WHAT IS EXPECTED.
Quote all lines below exactly. Images stay out.
start RAW DATA
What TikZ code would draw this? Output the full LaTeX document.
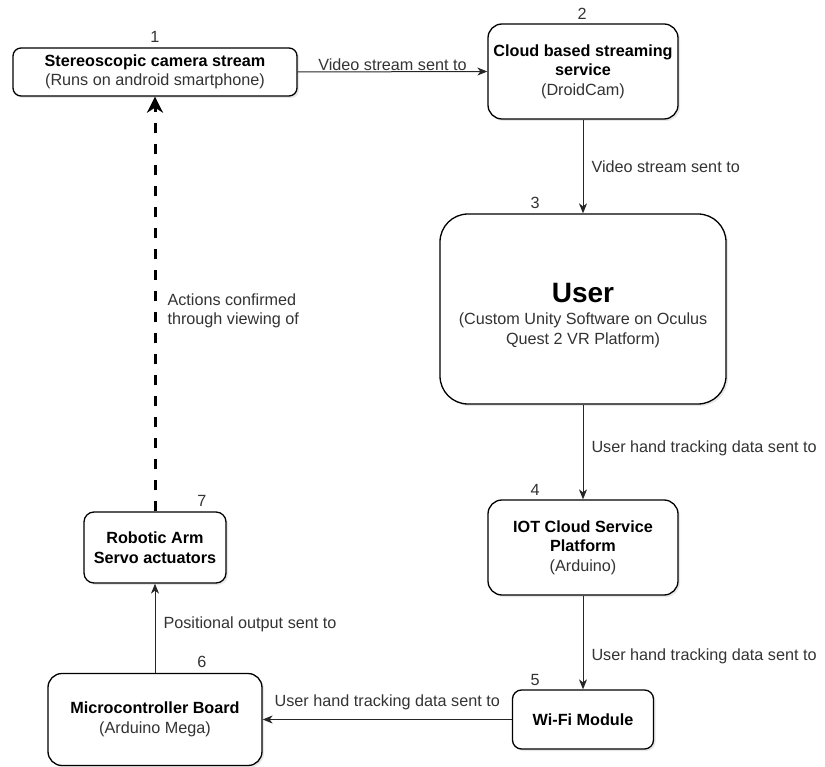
\documentclass[tikz,border=0pt]{standalone}
\usepackage{fontspec}
\setmainfont{Liberation Sans}
\usepackage{tikz}
\usetikzlibrary{arrows.meta,shadows}
\definecolor{txtgray}{HTML}{333333}

\begin{document}
\begin{tikzpicture}[x=1pt,y=-1pt,
	font=\fontsize{16.2}{19.5}\selectfont,
	box/.style={draw=black,line width=1.3pt,fill=white,align=center,inner sep=0pt,
		drop shadow={shadow xshift=2pt,shadow yshift=-2pt,opacity=0.18}},
	flow/.style={draw=black!85,line width=1pt,-{Stealth[length=10pt,width=8pt,inset=3pt]}},
	dashflow/.style={draw=black,line width=3pt,dash pattern=on 10pt off 11pt,
		-{Stealth[length=16pt,width=16pt,inset=5pt]}},
	lbl/.style={text=txtgray,inner sep=1pt},
	num/.style={text=txtgray,inner sep=0pt}]
	\useasboundingbox (0,0) rectangle (825,767);
	% boxes
	\node[box,rounded corners=8pt,minimum width=284pt,minimum height=48pt]
		(camera) at (155,72) {\textbf{Stereoscopic camera stream}\\{\color{txtgray}(Runs on android smartphone)}};
	\node[box,rounded corners=14pt,minimum width=190pt,minimum height=95pt]
		(stream) at (583,71.5) {\textbf{Cloud based streaming}\\\textbf{service}\\{\color{txtgray}(DroidCam)}};
	\node[box,rounded corners=28pt,minimum width=286pt,minimum height=190pt]
		(user) at (583,309) {{\rule{0pt}{32pt}\fontsize{28}{30}\selectfont\bfseries User}\\[2.5pt]{\color{txtgray}(Custom Unity Software on Oculus}\\{\color{txtgray}Quest 2 VR Platform)}};
	\node[box,rounded corners=14pt,minimum width=190pt,minimum height=95pt]
		(iot) at (583,547.5) {\textbf{IOT Cloud Service}\\\textbf{Platform}\\{\color{txtgray}(Arduino)}};
	\node[box,rounded corners=9pt,minimum width=141pt,minimum height=59pt]
		(wifi) at (583,719.5) {\textbf{Wi-Fi Module}};
	\node[box,rounded corners=14pt,minimum width=214pt,minimum height=92pt]
		(mcu) at (155,719.5) {\textbf{Microcontroller Board}\\{\color{txtgray}(Arduino Mega)}};
	\node[box,rounded corners=10pt,minimum width=142pt,minimum height=71pt]
		(arm) at (155,547.5) {\textbf{Robotic Arm}\\\textbf{Servo actuators}};
	% step numbers
	\node[num] (n1) at (155,37) {1};
	\node[num] (n2) at (582,14) {2};
	\node[num] (n3) at (535,203) {3};
	\node[num] (n4) at (535,490) {4};
	\node[num] (n5) at (535,680) {5};
	\node[num] (n6) at (202,662) {6};
	\node[num] (n7) at (202,501) {7};
	% connectors
	\draw[flow] (camera.east) -- (stream.west)
		node[lbl,midway,above] {Video stream sent to};
	\draw[flow] (stream) -- (user)
		node[lbl,midway,right=7pt] {Video stream sent to};
	\draw[flow] (user) -- (iot)
		node[lbl,pos=0.46,right=7pt] {User hand tracking data sent to};
	\draw[flow] (iot) -- (wifi)
		node[lbl,pos=0.65,right=7pt] {User hand tracking data sent to};
	\draw[flow] (wifi) -- (mcu)
		node[lbl,midway,above=8pt] {User hand tracking data sent to};
	\draw[flow] (mcu) -- (arm)
		node[lbl,pos=0.54,right=7pt] {Positional output sent to};
	\draw[dashflow] (arm) -- (camera)
		node[lbl,pos=0.484,right=10pt,align=left] {Actions confirmed\\through viewing of};
\end{tikzpicture}
\end{document}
end RAW DATA
SOLUTION FOR THIS PROBLEM.
What TikZ code would draw this? Output the full LaTeX document.
\documentclass[tikz,border=0pt]{standalone}
\usepackage{fontspec}
\setmainfont{Liberation Sans}
\usepackage{tikz}
\usetikzlibrary{arrows.meta,shadows}
\definecolor{txtgray}{HTML}{333333}

\begin{document}
\begin{tikzpicture}[x=1pt,y=-1pt,
	font=\fontsize{16.2}{19.5}\selectfont,
	box/.style={draw=black,line width=1.3pt,fill=white,align=center,inner sep=0pt,
		drop shadow={shadow xshift=2pt,shadow yshift=-2pt,opacity=0.18}},
	flow/.style={draw=black!85,line width=1pt,-{Stealth[length=10pt,width=8pt,inset=3pt]}},
	dashflow/.style={draw=black,line width=3pt,dash pattern=on 10pt off 11pt,
		-{Stealth[length=16pt,width=16pt,inset=5pt]}},
	lbl/.style={text=txtgray,inner sep=1pt},
	num/.style={text=txtgray,inner sep=0pt}]
	\useasboundingbox (0,0) rectangle (825,767);
	% boxes
	\node[box,rounded corners=8pt,minimum width=284pt,minimum height=48pt]
		(camera) at (155,72) {\textbf{Stereoscopic camera stream}\\{\color{txtgray}(Runs on android smartphone)}};
	\node[box,rounded corners=14pt,minimum width=190pt,minimum height=95pt]
		(stream) at (583,71.5) {\textbf{Cloud based streaming}\\\textbf{service}\\{\color{txtgray}(DroidCam)}};
	\node[box,rounded corners=28pt,minimum width=286pt,minimum height=190pt]
		(user) at (583,309) {{\rule{0pt}{32pt}\fontsize{28}{30}\selectfont\bfseries User}\\[2.5pt]{\color{txtgray}(Custom Unity Software on Oculus}\\{\color{txtgray}Quest 2 VR Platform)}};
	\node[box,rounded corners=14pt,minimum width=190pt,minimum height=95pt]
		(iot) at (583,547.5) {\textbf{IOT Cloud Service}\\\textbf{Platform}\\{\color{txtgray}(Arduino)}};
	\node[box,rounded corners=9pt,minimum width=141pt,minimum height=59pt]
		(wifi) at (583,719.5) {\textbf{Wi-Fi Module}};
	\node[box,rounded corners=14pt,minimum width=214pt,minimum height=92pt]
		(mcu) at (155,719.5) {\textbf{Microcontroller Board}\\{\color{txtgray}(Arduino Mega)}};
	\node[box,rounded corners=10pt,minimum width=142pt,minimum height=71pt]
		(arm) at (155,547.5) {\textbf{Robotic Arm}\\\textbf{Servo actuators}};
	% step numbers
	\node[num] (n1) at (155,37) {1};
	\node[num] (n2) at (582,14) {2};
	\node[num] (n3) at (535,203) {3};
	\node[num] (n4) at (535,490) {4};
	\node[num] (n5) at (535,680) {5};
	\node[num] (n6) at (202,662) {6};
	\node[num] (n7) at (202,501) {7};
	% connectors
	\draw[flow] (camera.east) -- (stream.west)
		node[lbl,midway,above] {Video stream sent to};
	\draw[flow] (stream) -- (user)
		node[lbl,midway,right=7pt] {Video stream sent to};
	\draw[flow] (user) -- (iot)
		node[lbl,pos=0.46,right=7pt] {User hand tracking data sent to};
	\draw[flow] (iot) -- (wifi)
		node[lbl,pos=0.65,right=7pt] {User hand tracking data sent to};
	\draw[flow] (wifi) -- (mcu)
		node[lbl,midway,above=8pt] {User hand tracking data sent to};
	\draw[flow] (mcu) -- (arm)
		node[lbl,pos=0.54,right=7pt] {Positional output sent to};
	\draw[dashflow] (arm) -- (camera)
		node[lbl,pos=0.484,right=10pt,align=left] {Actions confirmed\\through viewing of};
\end{tikzpicture}
\end{document}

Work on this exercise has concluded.